埋め立てや護岸工事が進むキャンプ・シュワブ沿岸部。右側の大浦湾には軟弱地盤が広がる=12日午前、名護市辺野古(小型無人機で撮影) 画像を見る

 

米連邦議会下院軍事委員会の即応力小委員会(ジョン・ガラメンディ委員長)は現地時間の23日、2021年度国防権限法案を可決した。米軍普天間飛行場の代替施設として工事が進む名護市辺野古の新基地建設予定地の大浦湾で、地震の可能性や地盤の不安定性の懸念が高まっていると指摘。

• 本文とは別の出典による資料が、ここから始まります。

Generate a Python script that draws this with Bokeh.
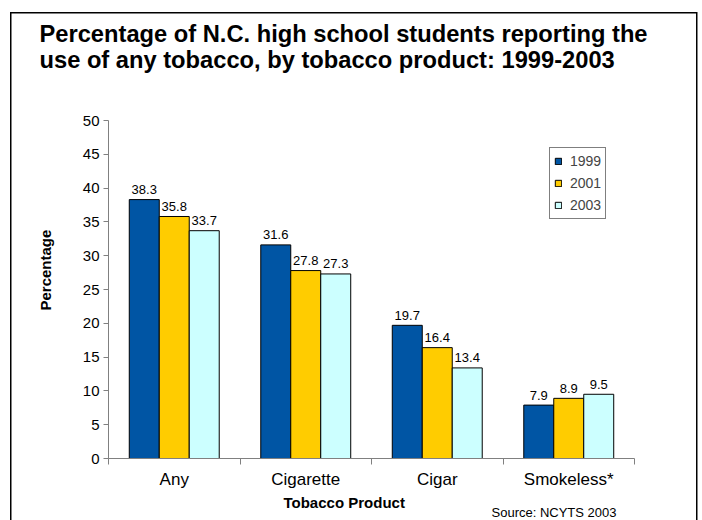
from bokeh.plotting import figure
from bokeh.models import (Range1d, FixedTicker, Legend, LegendItem,
                          ColumnDataSource, Title)
from bokeh.core.properties import value
from bokeh.embed import file_html
from bokeh.resources import INLINE

# ---------------- data ----------------
categories = ["Any", "Cigarette", "Cigar", "Smokeless*"]
years = ["1999", "2001", "2003"]
values_1999 = [38.3, 31.6, 19.7, 7.9]
values_2001 = [35.8, 27.8, 16.4, 8.9]
values_2003 = [33.7, 27.3, 13.4, 9.5]
series = [values_1999, values_2001, values_2003]
y_ticks = [0, 5, 10, 15, 20, 25, 30, 35, 40, 45, 50]

title_line1 = "Percentage of N.C. high school students reporting the"
title_line2 = "use of any tobacco, by tobacco product: 1999-2003"
x_title = "Tobacco Product"
y_title = "Percentage"
source_note = "Source: NCYTS 2003"

# ---------------- style ----------------
colors = ["#0055A4", "#FFCC00", "#CCFFFF"]
FONT = "Liberation Sans"
AXIS_GRAY = "#808080"

W, H = 702, 520
FL, FR, FT, FB = 108, 634, 120, 458   # plot frame in page px
Y_MAX = 50
N = len(categories)

p = figure(width=W, height=H, x_range=Range1d(0, N), y_range=Range1d(0, Y_MAX),
           output_backend="svg", toolbar_location=None,
           min_border_left=FL, min_border_right=W - FR,
           min_border_top=FT, min_border_bottom=H - FB)
p.outline_line_color = None
p.grid.visible = False
p.background_fill_color = "white"
p.border_fill_color = None
# outer frame of the chart (left, top, right edges) drawn as inset shadows
p.styles = {
    "background-color": "white",
    "box-shadow": ("inset 10px 0 0 white, inset 0 12px 0 white, inset -4.5px 0 0 white, "
                   "inset 11.5px 0 0 black, inset 0 13.5px 0 black, inset -6px 0 0 black"),
}

bar_w = 0.228
offsets = [-bar_w, 0.0, bar_w]
legend_items = []
for yr, vals, col, off in zip(years, series, colors, offsets):
    xs = [i + 0.5 + off for i in range(N)]
    src = ColumnDataSource(dict(x=xs, top=vals, lab=[f"{v:.1f}" for v in vals]))
    r = p.vbar(x="x", top="top", width=bar_w, bottom=0, source=src,
               fill_color=col, line_color="black", line_width=1)
    p.text(x="x", y="top", text="lab", source=src, text_align="center",
           text_baseline="alphabetic", y_offset=-10,
           text_font=value(FONT), text_font_size="13px", text_color="black")
    legend_items.append(LegendItem(label=yr, renderers=[r]))

# axes
xa = p.xaxis[0]
xa.ticker = FixedTicker(ticks=[i + 0.5 for i in range(N)],
                        minor_ticks=list(range(N + 1)))
xa.major_label_overrides = {i + 0.5: c for i, c in enumerate(categories)}
xa.major_tick_line_color = None
xa.major_tick_in = 0
xa.major_tick_out = 0
xa.minor_tick_in = 0
xa.minor_tick_out = 6
xa.minor_tick_line_color = AXIS_GRAY
xa.axis_line_color = AXIS_GRAY
xa.major_label_standoff = 5
xa.major_label_text_font = FONT
xa.major_label_text_font_size = "17px"
xa.major_label_text_color = "black"

ya = p.yaxis[0]
ya.ticker = FixedTicker(ticks=y_ticks, minor_ticks=[])
ya.major_tick_in = 0
ya.major_tick_out = 5
ya.major_tick_line_color = AXIS_GRAY
ya.minor_tick_line_color = None
ya.axis_line_color = AXIS_GRAY
ya.major_label_standoff = 4
ya.major_label_text_font = FONT
ya.major_label_text_font_size = "15px"
ya.major_label_text_color = "black"

# legend
legend = Legend(items=legend_items, location=(549 - FL, FB - 219))
legend.border_line_color = "black"
legend.border_line_width = 1
legend.background_fill_color = "white"
legend.padding = 4
legend.margin = 0
legend.spacing = 4
legend.label_height = 18
legend.glyph_width = 8
legend.glyph_height = 8
legend.label_standoff = 8
legend.label_text_font = FONT
legend.label_text_font_size = "14px"
p.add_layout(legend, "center")

# titles (above: first added is nearest the plot); a blank spacer keeps the gap
p.add_layout(Title(text=" ", standoff=46, text_font=FONT, text_font_size="1px"), "above")
for line in (title_line2, title_line1):
    p.add_layout(Title(text=line, align="left", offset=39 - FL, standoff=-2,
                       text_font=FONT, text_font_size="23.7px", text_font_style="bold",
                       text_color="black"), "above")

# y axis title
p.add_layout(Title(text=y_title, align="left", offset=148, standoff=51,
                   text_font=FONT, text_font_size="15px", text_font_style="bold",
                   text_color="black"), "left")

# x axis title and source note
p.add_layout(Title(text=x_title, align="left", offset=283 - FL, standoff=0,
                   text_font=FONT, text_font_size="15px", text_font_style="bold",
                   text_color="black"), "below")
p.add_layout(Title(text=source_note, align="left", offset=491 - FL, standoff=-15,
                   text_font=FONT, text_font_size="13px", text_font_style="normal",
                   text_color="black"), "below")

open("out.html", "w").write(file_html(p, INLINE))
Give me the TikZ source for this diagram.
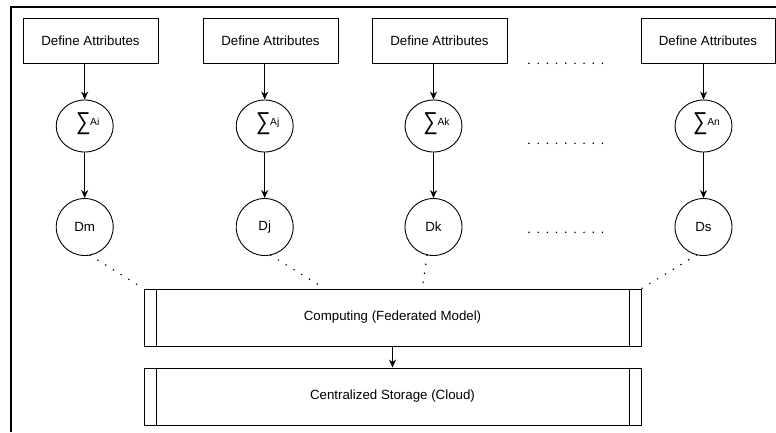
\documentclass[tikz,border=0pt]{standalone}
\usepackage{fontspec}
\usepackage{graphicx}
\setmainfont{Liberation Sans}
\usetikzlibrary{shapes.geometric,arrows.meta}
\newcommand{\mainfs}{\fontsize{13.3}{16}\selectfont}
\newcommand{\supfs}{\fontsize{10.3}{12}\selectfont}
\newcommand{\sigmalabel}[1]{\raisebox{\depth}{\resizebox*{14.5pt}{22pt}{∑}}\hspace{-0.3pt}\raisebox{9.3pt}{\supfs #1}}
\begin{document}
\begin{tikzpicture}[x=1pt,y=-1pt,
  attrbox/.style={draw, line width=0.9pt, minimum width=135pt, minimum height=45pt, inner sep=0pt, font=\mainfs},
  sigcirc/.style={draw, line width=0.9pt, ellipse, minimum width=57pt, minimum height=52pt, inner sep=0pt},
  sigtext/.style={inner sep=0pt},
  dcirc/.style={draw, line width=0.9pt, circle, minimum size=57pt, inner sep=0pt, font=\mainfs},
  procbox/.style={draw, line width=0.9pt, minimum width=497pt, minimum height=57pt, inner sep=0pt, font=\mainfs},
  arr/.style={line width=0.9pt, -{Stealth[length=8pt,width=7pt,inset=2.5pt]}},
  dotline/.style={line width=1.7pt, line cap=round, dash pattern=on 0pt off 9.1pt},
  frameline/.style={line width=1.3pt}
]
\useasboundingbox (0,0) rectangle (776,432);
% frame (only top and left edges visible)
\coordinate (fbl) at (11,432);
\coordinate (ftl) at (11,7);
\coordinate (ftr) at (776,7);
\draw[frameline] (fbl) -- (ftl) -- (ftr);

% top boxes
\node[attrbox] (a1) at (90.5,40.5) {Define Attributes};
\node[attrbox] (a2) at (270.5,40.5) {Define Attributes};
\node[attrbox] (a3) at (439.5,40.5) {Define Attributes};
\node[attrbox, minimum width=134pt] (a4) at (708,40.5) {Define Attributes};

% sigma circles
\node[sigcirc] (s1) at (84.7,126) {};
\node[sigcirc] (s2) at (264.7,126) {};
\node[sigcirc] (s3) at (433.5,126) {};
\node[sigcirc] (s4) at (703.5,126) {};
\foreach \i/\t in {1/Ai,2/Aj,3/Ak,4/An}{
  \node[sigtext] (s\i l) at ([shift={(3,-2.2)}]s\i.center) {\sigmalabel{\t}};
}

% data circles
\node[dcirc] (d1) at (84.7,227) {Dm};
\node[dcirc] (d2) at (264.7,227) {Dj};
\node[dcirc] (d3) at (433.5,227) {Dk};
\node[dcirc] (d4) at (703.5,227) {Ds};

% arrows
\foreach \i in {1,2,3,4}{
  \draw[arr] (s\i |- a\i.south) -- (s\i.north);
  \draw[arr] (s\i.south) -- (d\i.north);
}

% computing and storage
\node[procbox] (comp) at (392.5,317.5) {Computing (Federated Model)};
\node[procbox] (stor) at (392.5,396.5) {Centralized Storage (Cloud)};
\foreach \b in {comp,stor}{
  \draw[line width=0.9pt] ([xshift=13pt]\b.north west) -- ([xshift=13pt]\b.south west);
  \draw[line width=0.9pt] ([xshift=-12pt]\b.north east) -- ([xshift=-12pt]\b.south east);
}
\draw[arr] (comp.south) -- (stor.north);

% dotted connectors
\draw[dotline] (d1.-79) -- (comp.north west);
\draw[dotline] (d2.-78) -- ([xshift=181pt]comp.north west);
\draw[dotline] (d3.-103) -- ([xshift=278.7pt]comp.north west);
\draw[dotline] (d4.-104) -- (comp.north east);

% ellipsis rows
\coordinate (r1a) at (529,63.3);  \coordinate (r1b) at (602.5,63.3);
\coordinate (r2a) at (529,143.3); \coordinate (r2b) at (602.5,143.3);
\coordinate (r3a) at (529,232.3); \coordinate (r3b) at (602.5,232.3);
\draw[dotline, dash pattern=on 0pt off 9.18pt] (r1a) -- (r1b);
\draw[dotline, dash pattern=on 0pt off 9.18pt] (r2a) -- (r2b);
\draw[dotline, dash pattern=on 0pt off 9.18pt] (r3a) -- (r3b);
\end{tikzpicture}
\end{document}
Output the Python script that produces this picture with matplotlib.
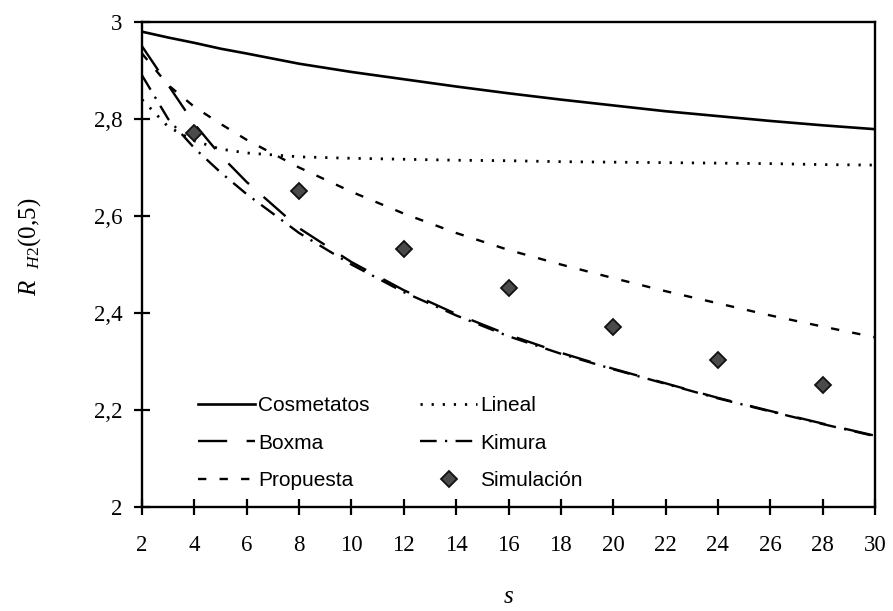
import matplotlib
matplotlib.use("Agg")
import matplotlib.pyplot as plt

s_vals = [2, 3, 4, 5, 6, 8, 10, 12, 14, 16, 18, 20, 22, 24, 26, 28, 30]
cosmetatos = [2.980, 2.968, 2.957, 2.945, 2.935, 2.914, 2.897, 2.882, 2.867, 2.853,
              2.840, 2.828, 2.816, 2.806, 2.796, 2.787, 2.779]
lineal = [2.840, 2.784, 2.755, 2.738, 2.730, 2.722, 2.719, 2.717, 2.715, 2.714,
          2.712, 2.711, 2.710, 2.709, 2.708, 2.706, 2.705]
boxma = [2.950, 2.870, 2.790, 2.725, 2.670, 2.575, 2.505, 2.447, 2.398, 2.355,
         2.318, 2.285, 2.255, 2.225, 2.198, 2.172, 2.147]
kimura = [2.890, 2.800, 2.740, 2.690, 2.645, 2.565, 2.500, 2.443, 2.395, 2.352,
          2.316, 2.284, 2.254, 2.224, 2.197, 2.171, 2.146]
propuesta = [2.935, 2.870, 2.825, 2.790, 2.757, 2.700, 2.650, 2.605, 2.565, 2.530,
             2.500, 2.472, 2.445, 2.420, 2.395, 2.372, 2.350]
sim_s = [4, 8, 12, 16, 20, 24, 28]
simulacion = [2.772, 2.652, 2.532, 2.452, 2.372, 2.303, 2.252]

x_ticks = list(range(2, 31, 2))
y_ticks = [2, 2.2, 2.4, 2.6, 2.8, 3]
y_ticklabels = ["2", "2,2", "2,4", "2,6", "2,8", "3"]

plt.rcParams['lines.scale_dashes'] = False
plt.rcParams['mathtext.fontset'] = 'custom'
plt.rcParams['mathtext.rm'] = 'Liberation Serif'
plt.rcParams['mathtext.it'] = 'Liberation Serif:italic'

fig = plt.figure(figsize=(8.93, 6.11), dpi=100)
ax = fig.add_axes([142/893, 1-507/611, (875-142)/893, (507-22)/611])

lw = 1.7
ax.plot(s_vals, cosmetatos, color='black', lw=lw + 0.2, ls='-', label='Cosmetatos')
ax.plot(s_vals, boxma, color='black', lw=lw, ls=(0, (21, 14)), label='Boxma')
ax.plot(s_vals, propuesta, color='black', lw=lw, ls=(0, (6, 9.5)), label='Propuesta')
ax.plot(s_vals, lineal, color='black', lw=lw + 0.3, ls=(0, (1.6, 6.4)), label='Lineal')
ax.plot(s_vals, kimura, color='black', lw=lw, ls=(0, (12, 6, 1.6, 6)), label='Kimura')
ax.plot(sim_s, simulacion, ls='none', marker='D', markersize=8.6,
        markerfacecolor='#4a4a4a', markeredgecolor='#111111', markeredgewidth=1.3,
        label='Simulación')

ax.set_xlim(2, 30)
ax.set_ylim(2, 3)
ax.set_xticks(x_ticks)
ax.set_xticklabels([str(v) for v in x_ticks])
ax.set_yticks(y_ticks)
ax.set_yticklabels(y_ticklabels)

for sp in ax.spines.values():
    sp.set_linewidth(1.7)
    sp.set_color('black')

ax.tick_params(axis='both', direction='inout', length=12, width=1.6,
               labelsize=16.5, colors='black')
ax.tick_params(axis='x', pad=14)
ax.tick_params(axis='y', pad=8)
for lab in ax.get_xticklabels() + ax.get_yticklabels():
    lab.set_family('Liberation Serif')

ax.set_xlabel('s', fontsize=18, family='Liberation Serif', style='italic')
ax.xaxis.set_label_coords(0.5, -0.163)
ax.set_ylabel(r'$\mathit{R}\ \ _{\mathit{H2}}\mathrm{(0{,}5)}$', fontsize=18)
ax.yaxis.set_label_coords(-0.135, 0.536)

handles, labels = ax.get_legend_handles_labels()
leg = ax.legend(handles, labels, ncol=2, loc='upper left',
                bbox_to_anchor=((198-142)/733, (507-396)/485),
                frameon=False, borderpad=0, borderaxespad=0,
                handlelength=2.75, handletextpad=0.15, columnspacing=2.4,
                labelspacing=0.9, prop={'family': 'Liberation Sans', 'size': 15})

fig.savefig('out.png', dpi=100)
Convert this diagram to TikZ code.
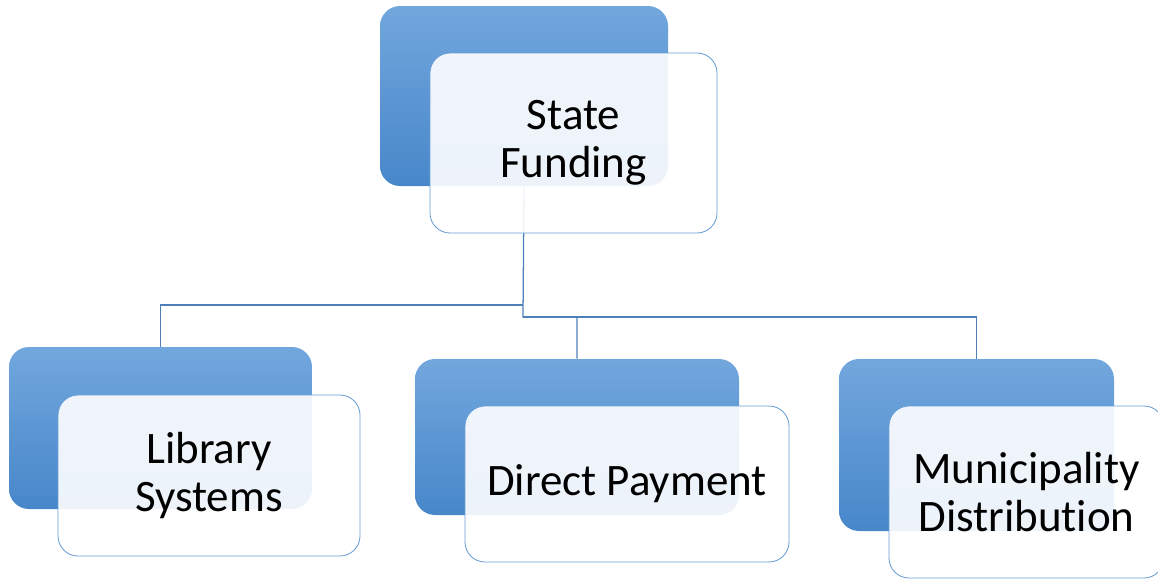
\documentclass[tikz,border=0pt]{standalone}
\usepackage{fontspec}
\setmainfont{Carlito}[Ligatures={NoCommon}]
\definecolor{backtop}{HTML}{72A7DD}
\definecolor{backbot}{HTML}{4787CA}
\definecolor{edge}{HTML}{6A9ED6}
\definecolor{linkc}{HTML}{4F7FBA}
\begin{document}
\begin{tikzpicture}[x=0.025cm,y=-0.025cm,
  back/.style={rounded corners=0.5cm,top color=backtop,bottom color=backbot,draw=none,inner sep=0pt},
  front/.style={rounded corners=0.5cm,draw=edge,line width=0.6pt,fill=white,fill opacity=0.9,text opacity=1,
    align=center,inner sep=0pt,font=\fontsize{32}{34}\selectfont},
  link/.style={draw=linkc,line width=0.9pt}]
\def\u{0.025};
\useasboundingbox (0,0) rectangle (1158,579);
% junctions of the tree
\coordinate (J1) at (523,305);
\coordinate (J2) at (523,317);
% back boxes
\node[back,minimum width=288*\u cm,minimum height=180*\u cm] (SB) at (524,96) {};
\node[back,minimum width=303*\u cm,minimum height=162*\u cm] (LB) at (160.5,428) {};
\node[back,minimum width=324*\u cm,minimum height=156*\u cm] (DB) at (577,437) {};
\node[back,minimum width=275*\u cm,minimum height=172*\u cm] (MB) at (976.5,445) {};
% connectors
\draw[link] (SB.south) -- (J2) -| (DB.north);
\draw[link] (J2) -| (MB.north);
\draw[link] (J1) -| (LB.north);
% front boxes
\node[front,minimum width=287*\u cm,minimum height=180*\u cm] (SF) at (573.5,143) {State\\Funding};
\node[front,minimum width=302*\u cm,minimum height=161*\u cm] (LF) at (209,475.5) {Library\\Systems};
\node[front,minimum width=324*\u cm,minimum height=156*\u cm] (DF) at (627,484) {Direct Payment};
\node[front,minimum width=275*\u cm,minimum height=172*\u cm] (MF) at (1026.5,492) {Municipality\\Distribution};
\end{tikzpicture}
\end{document}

地盤の強さを示す「N値」の検証結果など海底の詳細な状況や、海洋ほ乳類・サンゴを含む環境全体への影響に関する追加の環境計画など5項目を含む報告書を、2020年12月1日までに提出するよう国防長官に指示する文言を盛り込んだ。

 

新基地建設予定地の活断層や軟弱地盤への懸念について米議会が国防権限法案で言及したのは初めてとみられる。県が発表した。

 

法案は「辺野古新基地建設の進行を懸念する」とし、2本の活断層が建設予定地近くにあることや、地質学者による調査の結果、建設計画の課題が特定されていると指摘。海底の地盤強化など懸念事項に対する改善策や、パブリックコメントの機会を含む環境計画、海底地震の危険性の評価などをまとめるよう指示している。

 

下院軍事委員会には即応力を含む六つの小委員会がある。各小委員会の案を今後、軍事委員会で協議していく。

 

玉城デニー知事は24日、「昨年10月の訪米で連邦議会議員らへ求めた内容を含んでおり、小委員会でこの条項が記載された法案が可決されたことは訪米活動の成果だと受け止めている」とのコメントを発表した。今後もワシントン駐在員を活用した情報発信と、県系米国民と連携した米国内での問題提起・行動に取り組むと強調した。

 

今年1月に近藤昭一衆院議員、石橋通宏参院議員と共に訪米し、米議会議員と意見交換した屋良朝博衆院議員(国民)は「指摘してきた内容が、今回の国防権限法案に盛り込まれた。これまで沖縄の基地問題を知らない人も多かった中で、米議会内でも疑問を持つ人が出てきた意義は大きい」と話した。